What the exercise asks
Pictures stay out of this copy, which runs from the first line of the material through the line containing "var fill10 = pts(temps, p10, 1);".
** Start of Dataset content **
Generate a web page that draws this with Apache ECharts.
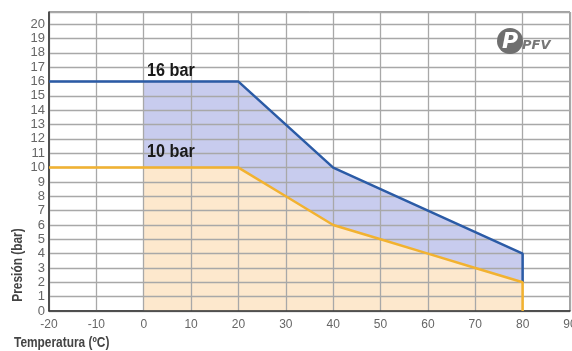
<!DOCTYPE html>
<html><head><meta charset="utf-8">
<script src="https://cdn.jsdelivr.net/npm/echarts@6/dist/echarts.min.js"></script>
<style>html,body{margin:0;padding:0;background:#fff}#c{width:572px;height:351px}</style>
</head><body><div id="c"></div>
<script>
var temps = [-20, 0, 20, 30, 40, 50, 60, 70, 80];
var p16 = [16, 16, 16, 13, 10, 8.5, 7, 5.5, 4];
var p10 = [10, 10, 10, 8, 6, 5, 4, 3, 2];
var xTicks = [-20, -10, 0, 10, 20, 30, 40, 50, 60, 70, 80, 90];
var yTicks = [0,1,2,3,4,5,6,7,8,9,10,11,12,13,14,15,16,17,18,19,20];
var labels = ['16 bar', '10 bar'];

var font = '"Liberation Sans",Arial,sans-serif';
function pts(xs, ys, from) { var r = []; for (var i = from; i < xs.length; i++) r.push([xs[i], ys[i]]); return r; }
var last = temps.length - 1;
var line16 = pts(temps, p16, 0); line16.push([temps[last], p10[last]]);
var line10 = pts(temps, p10, 0); line10.push([temps[last], 0]);
var fill16 = pts(temps, p16, 1);
var fill10 = pts(temps, p10, 1);

var chart = echarts.init(document.getElementById('c'));
chart.setOption({
  animation: false,
  grid: { left: 49, top: 12, right: 2, bottom: 40, show: true, borderColor: '#444', borderWidth: 1,
          outerBoundsMode: 'none', containLabel: false },
  xAxis: {
    type: 'value', min: xTicks[0], max: xTicks[xTicks.length - 1], interval: 10, z: 3,
    axisLine: { onZero: false, lineStyle: { color: '#333', width: 1.5 } },
    axisTick: { show: false },
    splitLine: { lineStyle: { color: '#a8a8a8', width: 1.3 } },
    axisLabel: { color: '#666', fontFamily: font, fontSize: 12, margin: 8, hideOverlap: false }
  },
  yAxis: {
    type: 'value', min: 0, max: 20.85, interval: 1, z: 3,
    axisLine: { show: true, onZero: false, lineStyle: { color: '#333', width: 1.5 } },
    axisTick: { show: false },
    splitLine: { lineStyle: { color: '#a8a8a8', width: 1.3 } },
    axisLabel: { color: '#666', fontFamily: font, fontSize: 13, margin: 4, lineHeight: 11, hideOverlap: false,
      formatter: function (v) { return (yTicks.indexOf(v) >= 0) ? String(v) : ''; } }
  },
  series: [
    { type: 'line', data: fill16, symbol: 'none', z: 1, lineStyle: { width: 0 },
      areaStyle: { color: '#c8ccee', opacity: 1 } },
    { type: 'line', data: fill10, symbol: 'none', z: 1.5, lineStyle: { width: 0 },
      areaStyle: { color: '#fde8cd', opacity: 1 } },
    { type: 'line', data: line16, symbol: 'none', z: 5, lineStyle: { color: '#2b5ba6', width: 2.5 } },
    { type: 'line', data: line10, symbol: 'none', z: 5, lineStyle: { color: '#f2b230', width: 2.5 } }
  ],
  graphic: [
    { type: 'text', x: 147, y: 71, scaleX: 0.9, z: 10, style: { text: labels[0], font: 'bold 18px ' + font, fill: '#1a1a1a', verticalAlign: 'middle' } },
    { type: 'text', x: 147, y: 152, scaleX: 0.9, z: 10, style: { text: labels[1], font: 'bold 18px ' + font, fill: '#1a1a1a', verticalAlign: 'middle' } },
    { type: 'text', x: 18, y: 265, rotation: Math.PI / 2, scaleX: 0.85, z: 10,
      style: { text: 'Presión (bar)', font: 'bold 14px ' + font, fill: '#444', align: 'center', verticalAlign: 'middle' } },
    { type: 'text', x: 14, y: 343, scaleX: 0.85, z: 10,
      style: { text: 'Temperatura (ºC)', font: 'bold 14px ' + font, fill: '#444', align: 'left', verticalAlign: 'middle' } },
    { type: 'circle', shape: { cx: 510, cy: 41, r: 13 }, z: 10, style: { fill: '#6f6f6f' } },
    { type: 'text', x: 510, y: 42, z: 11,
      style: { text: 'P', font: 'italic bold 22px "DejaVu Sans",sans-serif', fill: '#fff', align: 'center', verticalAlign: 'middle' } },
    { type: 'text', x: 522, y: 46, z: 11,
      style: { text: 'PFV', font: 'italic bold 13px "DejaVu Sans",sans-serif', fill: '#777', align: 'left', verticalAlign: 'middle' } }
  ]
});
</script></body></html>
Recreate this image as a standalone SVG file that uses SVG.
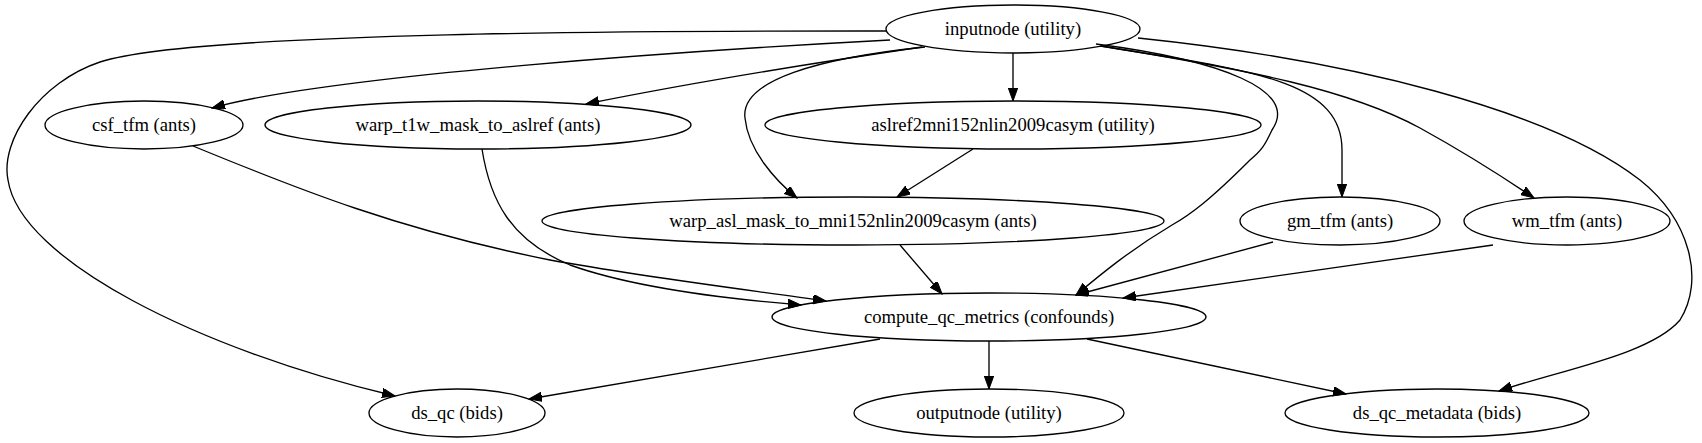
<svg xmlns="http://www.w3.org/2000/svg" width="1702" height="443" viewBox="0 0 1702 443">
<style>
.n ellipse{fill:none;stroke:#000;stroke-width:1.33}
.n text{font-family:"Liberation Serif","Times New Roman",serif;font-size:18.67px;text-anchor:middle;fill:#000}
#edges path{fill:none;stroke:#000;stroke-width:1.33;marker-end:url(#a)}
</style>
<defs><marker id="a" markerUnits="userSpaceOnUse" markerWidth="14" markerHeight="10" refX="13" refY="4.7" orient="auto"><path d="M0,0 L13,4.7 L0,9.4 z" fill="#000" stroke="#000"/></marker></defs>
<rect width="1702" height="443" fill="#fff"/>
<g id="edges">
<path d="M887,31 C700,31 200,30 100,62 C40,82 0,140 8,180 C20,260 200,350 395,396"/>
<path d="M890,40 C700,50 330,75 212,108"/>
<path d="M922,47 C800,65 680,85 586,104"/>
<path d="M1013,53 L1013,101"/>
<path d="M925,47 C820,58 740,80 745,118 C748,150 775,180 797,198"/>
<path d="M973,149 L897,197"/>
<path d="M1096,44 C1220,60 1300,90 1272,130 C1265,145 1262,150 1250,160 C1210,200 1190,215 1172,225 C1130,250 1100,275 1076,295"/>
<path d="M1100,46 C1250,70 1342,80 1342,150 L1342,197"/>
<path d="M1101,46 C1250,70 1350,90 1420,128 C1460,150 1500,175 1534,198"/>
<path d="M1138,38 C1350,60 1550,110 1640,180 C1690,220 1705,280 1680,320 C1650,355 1560,370 1499,391"/>
<path d="M193,146 C300,190 400,230 550,260 C650,278 750,290 826,301"/>
<path d="M482,149 C490,200 510,240 570,265 C640,290 740,300 801,305"/>
<path d="M900,245 L942,294"/>
<path d="M1273,242 L1076,295"/>
<path d="M1493,245 L1123,298"/>
<path d="M880,339 L529,399"/>
<path d="M989,341 L989,389"/>
<path d="M1087,339 L1346,394"/>
</g>
<g id="inputnode" class="n"><ellipse cx="1013" cy="29" rx="127" ry="24"/><text x="1013" y="35">inputnode (utility)</text></g>
<g id="csf_tfm" class="n"><ellipse cx="144" cy="125" rx="99" ry="24"/><text x="144" y="131">csf_tfm (ants)</text></g>
<g id="warp_t1w_mask_to_aslref" class="n"><ellipse cx="478" cy="125" rx="213" ry="24"/><text x="478" y="131">warp_t1w_mask_to_aslref (ants)</text></g>
<g id="aslref2mni152nlin2009casym" class="n"><ellipse cx="1013" cy="125" rx="248" ry="24"/><text x="1013" y="131">aslref2mni152nlin2009casym (utility)</text></g>
<g id="warp_asl_mask_to_mni152nlin2009casym" class="n"><ellipse cx="853" cy="221" rx="311" ry="24"/><text x="853" y="227">warp_asl_mask_to_mni152nlin2009casym (ants)</text></g>
<g id="gm_tfm" class="n"><ellipse cx="1340" cy="221" rx="100" ry="24"/><text x="1340" y="227">gm_tfm (ants)</text></g>
<g id="wm_tfm" class="n"><ellipse cx="1567" cy="221" rx="103" ry="24"/><text x="1567" y="227">wm_tfm (ants)</text></g>
<g id="compute_qc_metrics" class="n"><ellipse cx="989" cy="317" rx="217" ry="24"/><text x="989" y="323">compute_qc_metrics (confounds)</text></g>
<g id="ds_qc" class="n"><ellipse cx="457" cy="413" rx="88" ry="24"/><text x="457" y="419">ds_qc (bids)</text></g>
<g id="outputnode" class="n"><ellipse cx="989" cy="413" rx="135" ry="24"/><text x="989" y="419">outputnode (utility)</text></g>
<g id="ds_qc_metadata" class="n"><ellipse cx="1437" cy="413" rx="152" ry="24"/><text x="1437" y="419">ds_qc_metadata (bids)</text></g>
</svg>
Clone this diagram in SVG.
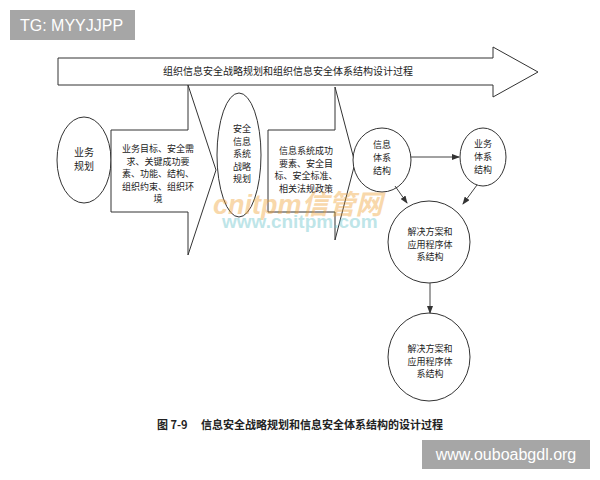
<svg xmlns="http://www.w3.org/2000/svg" width="600" height="480" viewBox="0 0 600 480">
<defs>
<style>
.s{fill:#fff;stroke:#333;stroke-width:1}
.t{font-family:"Noto Sans CJK SC","Noto Sans",sans-serif;font-size:9px;fill:#222;text-anchor:middle}
.c{fill:none;stroke:#444;stroke-width:1}
.wm{font-family:"Liberation Sans",sans-serif;fill:#fff;font-size:16px}
</style>
<marker id="ah" markerWidth="8" markerHeight="6" refX="7" refY="3" orient="auto" markerUnits="userSpaceOnUse">
<path d="M0,0 L8,3 L0,6 Z" fill="#333"/>
</marker>
</defs>
<rect width="600" height="480" fill="#fff"/>
<g id="tg"><rect x="10" y="10" width="125" height="30" fill="#a6a6a6"/><text class="wm" x="20" y="31">TG: MYYJJPP</text></g>
<g id="bigarrow">
<path class="s" d="M58,58 L493,58 L493,47 L538,72 L493,97 L493,85 L58,85 Z"/>
<text class="t" x="288" y="75" style="font-size:10px">组织信息安全战略规划和组织信息安全体系结构设计过程</text>
</g>
<g id="n1">
<ellipse class="s" cx="84" cy="160" rx="27" ry="43"/>
<text class="t" x="84" y="156" style="font-size:10px">业务</text><text class="t" x="84" y="170" style="font-size:10px">规划</text>
</g>
<g id="a1">
<path class="s" d="M111,130 L188,130 L188,85 L216,170 L188,255 L188,212 L111,212 Z"/>
<text class="t" x="158" y="152">业务目标、安全需</text>
<text class="t" x="158" y="164.5">求、关键成功要</text>
<text class="t" x="158" y="177">素、功能、结构、</text>
<text class="t" x="158" y="189.5">组织约束、组织环</text>
<text class="t" x="158" y="202">境</text>
</g>
<g id="n2">
<ellipse class="s" cx="239" cy="155" rx="22" ry="62"/>
<text class="t" x="242" y="132">安全</text>
<text class="t" x="242" y="144.5">信息</text>
<text class="t" x="242" y="157">系统</text>
<text class="t" x="242" y="169.5">战略</text>
<text class="t" x="242" y="182">规划</text>
</g>
<g id="a2">
<path class="s" d="M268,130 L335,130 L335,87 L355,163 L335,240 L335,212 L268,212 Z"/>
<text class="t" x="306" y="154">信息系统成功</text>
<text class="t" x="306" y="166.5">要素、安全目</text>
<text class="t" x="306" y="179">标、安全标准、</text>
<text class="t" x="306" y="191.5">相关法规政策</text>
</g>
<g id="n3">
<ellipse class="s" cx="382" cy="160" rx="29" ry="32"/>
<text class="t" x="382" y="148">信息</text>
<text class="t" x="382" y="161">体系</text>
<text class="t" x="382" y="174">结构</text>
</g>
<g id="n4">
<ellipse class="s" cx="483" cy="157" rx="23" ry="29"/>
<text class="t" x="483" y="147">业务</text>
<text class="t" x="483" y="160">体系</text>
<text class="t" x="483" y="173">结构</text>
</g>
<g id="n5">
<ellipse class="s" cx="429" cy="242" rx="41" ry="41"/>
<text class="t" x="430" y="235">解决方案和</text>
<text class="t" x="430" y="247.5">应用程序体</text>
<text class="t" x="430" y="260">系结构</text>
</g>
<g id="n6">
<ellipse class="s" cx="429" cy="357" rx="41" ry="44"/>
<text class="t" x="430" y="352">解决方案和</text>
<text class="t" x="430" y="364.5">应用程序体</text>
<text class="t" x="430" y="377">系结构</text>
</g>
<g id="connectors">
<line class="c" x1="411" y1="157" x2="459" y2="157" marker-end="url(#ah)"/>
<line class="c" x1="477" y1="185" x2="463" y2="204" marker-end="url(#ah)"/>
<line class="c" x1="395" y1="186" x2="407" y2="203" marker-end="url(#ah)"/>
<line class="c" x1="430" y1="283" x2="430" y2="313" marker-end="url(#ah)"/>
</g>
<g id="caption">
<text x="300" y="429" font-family="'Noto Sans CJK SC',sans-serif" font-size="11" font-weight="bold" fill="#222" text-anchor="middle">图 7-9　 信息安全战略规划和信息安全体系结构的设计过程</text>
</g>
<g id="site"><rect x="422" y="440" width="168" height="29" fill="#a6a6a6"/><text class="wm" x="506" y="460" text-anchor="middle" font-size="15">www.ouboabgdl.org</text></g>
<g id="watermark" opacity="0.4">
<text x="213" y="214" font-family="'Liberation Sans','Noto Sans CJK SC',sans-serif" font-size="27" font-weight="bold" font-style="italic" fill="#f0a030">cnitpm信管网</text>
<text x="222" y="228" font-family="'Liberation Sans',sans-serif" font-size="19" font-weight="bold" fill="#60c0c8">www.cnitpm.com</text>
</g>
</svg>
** End of Dataset content **
Output below
Generate a web page that draws this with Apache ECharts.
<!DOCTYPE html>
<html><head><meta charset="utf-8">
<script src="https://cdn.jsdelivr.net/npm/echarts@6/dist/echarts.min.js"></script>
<style>html,body{margin:0;padding:0;background:#fff}#c{width:572px;height:351px}</style>
</head><body><div id="c"></div>
<script>
var temps = [-20, 0, 20, 30, 40, 50, 60, 70, 80];
var p16 = [16, 16, 16, 13, 10, 8.5, 7, 5.5, 4];
var p10 = [10, 10, 10, 8, 6, 5, 4, 3, 2];
var xTicks = [-20, -10, 0, 10, 20, 30, 40, 50, 60, 70, 80, 90];
var yTicks = [0,1,2,3,4,5,6,7,8,9,10,11,12,13,14,15,16,17,18,19,20];
var labels = ['16 bar', '10 bar'];

var font = '"Liberation Sans",Arial,sans-serif';
function pts(xs, ys, from) { var r = []; for (var i = from; i < xs.length; i++) r.push([xs[i], ys[i]]); return r; }
var last = temps.length - 1;
var line16 = pts(temps, p16, 0); line16.push([temps[last], p10[last]]);
var line10 = pts(temps, p10, 0); line10.push([temps[last], 0]);
var fill16 = pts(temps, p16, 1);
var fill10 = pts(temps, p10, 1);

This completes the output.